I found it disturbing to read a YELP review of the shop (which does some wines by the glass, weekend flights, and has a refrigerated dispensing unit) which took issue that we wouldn’t open a $40 bottle so the customer could taste before buying. We would have been happy to provide a taste of anything already open, but apparently this person wasn’t satisfied. Maybe thought we should be like a winery, though they don’t always pour ALL everything they will sell you. This guy obviously wasn’t buying based on hand selling.

This reminds me of a negative Yelp review of my favorite Tacqueria which complained that they put a wedge of lime on the fish taco. How was anyone supposed to eat that? It had the rind on and everything! [shock.gif]

My response to hand selling depends on lot on the approach, the venue, and the person. I’ll listen to what just about anyone at Chambers St. says since they’ve earned my trust. With an unknown salesperson I have to feel them out as much as they should be trying to assess what I like.

Hand selling can be powerful, IF and WHEN the salesperson actually listens to what the customer says they want and hand sells appropriately. Far too often, some retail sales staff want to make a recommendation before the customer has said anything substantive. Or, no matter what the customer says, the sales person wants to steer them in a particular direction (often to try to move something with a lot of inventory).

Bruce

I wasn’t there when the incident occurred, so I can’t comment on the context of what level of ‘trust’ could haven been built, or not, in a short time. I do get the feeling sometimes that people just think we can open anything for them and then sell the rest by the glass. No problem with them asking, but a bad YELP review for saying no???

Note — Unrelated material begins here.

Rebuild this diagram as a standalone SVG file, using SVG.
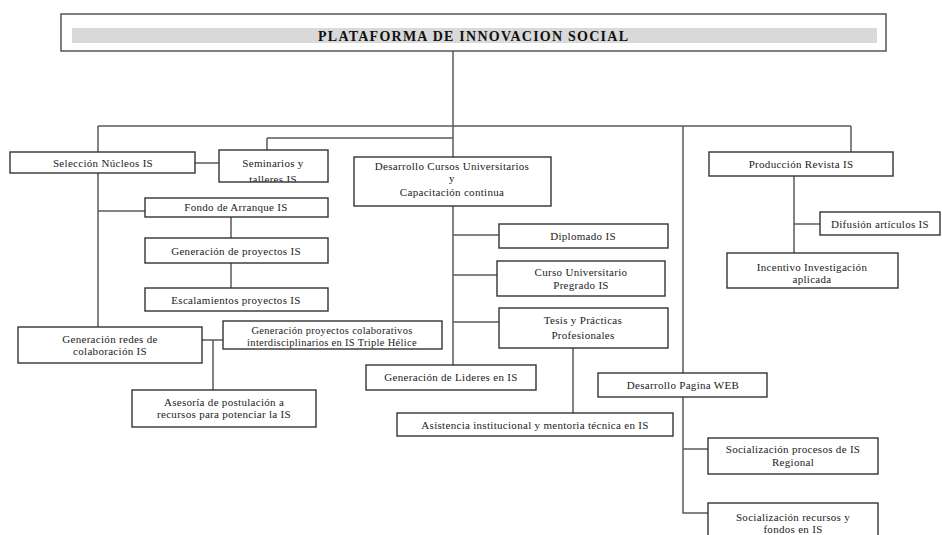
<svg xmlns="http://www.w3.org/2000/svg" width="942" height="535" viewBox="0 0 942 535">
<style>
.bg{fill:#fff}
.ln{stroke:#5a5a5a;stroke-width:1.5;fill:none}
.bx{fill:#fff;stroke:#333;stroke-width:1.4}
.t{font-family:"Liberation Serif","Times New Roman",serif;font-size:11px;fill:#222;text-anchor:middle;letter-spacing:0.3px}
.s{font-size:10.5px}
.ti{font-family:"Liberation Serif","Times New Roman",serif;font-size:14px;font-weight:bold;fill:#111;text-anchor:middle}
</style>
<defs>
<clipPath id="clipSem"><rect x="219" y="150" width="109" height="32"/></clipPath>
</defs>
<rect class="bg" x="0" y="0" width="942" height="535"/>
<g id="connectors">
<path class="ln" d="M453 51V365"/>
<path class="ln" d="M98 126H851"/>
<path class="ln" d="M98 126V327"/>
<path class="ln" d="M98 211H145"/>
<path class="ln" d="M195 163H219"/>
<path class="ln" d="M267 138H453"/>
<path class="ln" d="M267 138V150"/>
<path class="ln" d="M231 217V238"/>
<path class="ln" d="M231 263V288"/>
<path class="ln" d="M453 235H499"/>
<path class="ln" d="M453 275H497"/>
<path class="ln" d="M453 322H499"/>
<path class="ln" d="M202 340H223"/>
<path class="ln" d="M213 340V390"/>
<path class="ln" d="M573 348V413"/>
<path class="ln" d="M683 126V513H708"/>
<path class="ln" d="M683 449H708"/>
<path class="ln" d="M851 126V152"/>
<path class="ln" d="M794 176V253"/>
<path class="ln" d="M794 224H820"/>
</g>
<g id="title">
<rect x="61" y="14" width="825" height="37" fill="#fff" stroke="#555" stroke-width="1.5"/>
<rect x="72" y="28" width="805" height="15" fill="#d9d9d9"/>
<text class="ti" x="473" y="41" textLength="310" lengthAdjust="spacing">PLATAFORMA DE INNOVACION SOCIAL</text>
</g>
<g id="seleccion">
<rect class="bx" x="10" y="152" width="185" height="21"/>
<text class="t" x="103" y="167">Selección Núcleos IS</text>
</g>
<g id="seminarios">
<rect class="bx" x="219" y="150" width="109" height="32"/>
<g clip-path="url(#clipSem)">
<text class="t" x="273" y="167">Seminarios y</text>
<text class="t" x="273" y="183">talleres IS</text>
</g>
</g>
<g id="cursos">
<rect class="bx" x="354" y="157" width="197" height="49"/>
<text class="t" x="452" y="170">Desarrollo Cursos Universitarios</text>
<text class="t" x="452" y="182">y</text>
<text class="t" x="452" y="196">Capacitación continua</text>
</g>
<g id="fondo">
<rect class="bx" x="145" y="198" width="183" height="19"/>
<text class="t" x="236" y="211">Fondo de Arranque IS</text>
</g>
<g id="genproy">
<rect class="bx" x="145" y="238" width="183" height="25"/>
<text class="t" x="236" y="255">Generación de proyectos IS</text>
</g>
<g id="escal">
<rect class="bx" x="145" y="288" width="183" height="23"/>
<text class="t" x="236" y="304">Escalamientos proyectos IS</text>
</g>
<g id="diplomado">
<rect class="bx" x="499" y="224" width="169" height="24"/>
<text class="t" x="583" y="240">Diplomado IS</text>
</g>
<g id="curso">
<rect class="bx" x="497" y="261" width="168" height="35"/>
<text class="t" x="581" y="276">Curso Universitario</text>
<text class="t" x="581" y="289">Pregrado IS</text>
</g>
<g id="tesis">
<rect class="bx" x="499" y="308" width="169" height="40"/>
<text class="t" x="583" y="324">Tesis y Prácticas</text>
<text class="t" x="583" y="339">Profesionales</text>
</g>
<g id="revista">
<rect class="bx" x="709" y="152" width="184" height="24"/>
<text class="t" x="801" y="168">Producción Revista IS</text>
</g>
<g id="difusion">
<rect class="bx" x="820" y="212" width="120" height="23"/>
<text class="t" x="880" y="228">Difusión artículos IS</text>
</g>
<g id="incentivo">
<rect class="bx" x="727" y="253" width="171" height="35"/>
<text class="t" x="812" y="271">Incentivo Investigación</text>
<text class="t" x="812" y="283">aplicada</text>
</g>
<g id="redes">
<rect class="bx" x="18" y="327" width="184" height="36"/>
<text class="t" x="110" y="343">Generación redes de</text>
<text class="t" x="110" y="355">colaboración IS</text>
</g>
<g id="colab">
<rect class="bx" x="223" y="321" width="219" height="28"/>
<text class="t s" x="332" y="334">Generación proyectos colaborativos</text>
<text class="t s" x="332" y="346">interdisciplinarios en IS Triple Hélice</text>
</g>
<g id="asesoria">
<rect class="bx" x="132" y="390" width="184" height="37"/>
<text class="t" x="224" y="406">Asesoría de postulación a</text>
<text class="t" x="224" y="418">recursos para potenciar la IS</text>
</g>
<g id="lideres">
<rect class="bx" x="366" y="365" width="170" height="25"/>
<text class="t" x="451" y="381">Generación de Lideres en IS</text>
</g>
<g id="asistencia">
<rect class="bx" x="397" y="413" width="276" height="23"/>
<text class="t" x="535" y="429">Asistencia institucional y mentoria técnica en IS</text>
</g>
<g id="web">
<rect class="bx" x="598" y="373" width="169" height="24"/>
<text class="t" x="683" y="389">Desarrollo Pagina WEB</text>
</g>
<g id="socproc">
<rect class="bx" x="708" y="438" width="170" height="36"/>
<text class="t" x="793" y="453">Socialización procesos de IS</text>
<text class="t" x="793" y="466">Regional</text>
</g>
<g id="socrec">
<rect class="bx" x="708" y="503" width="170" height="40"/>
<text class="t" x="793" y="521">Socialización recursos y</text>
<text class="t" x="793" y="533">fondos en IS</text>
</g>
</svg>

Hand selling can be powerful, IF and WHEN the salesperson actually listens to what the customer says they want and hand sells appropriately. Far too often, some retail sales staff want to make a recommendation before the customer has said anything substantive. Or, no matter what the customer says, the sales person wants to steer them in a particular direction (often to try to move something with a lot of inventory).

Bruce[/quote]

Absolutely. Selling begins with listening.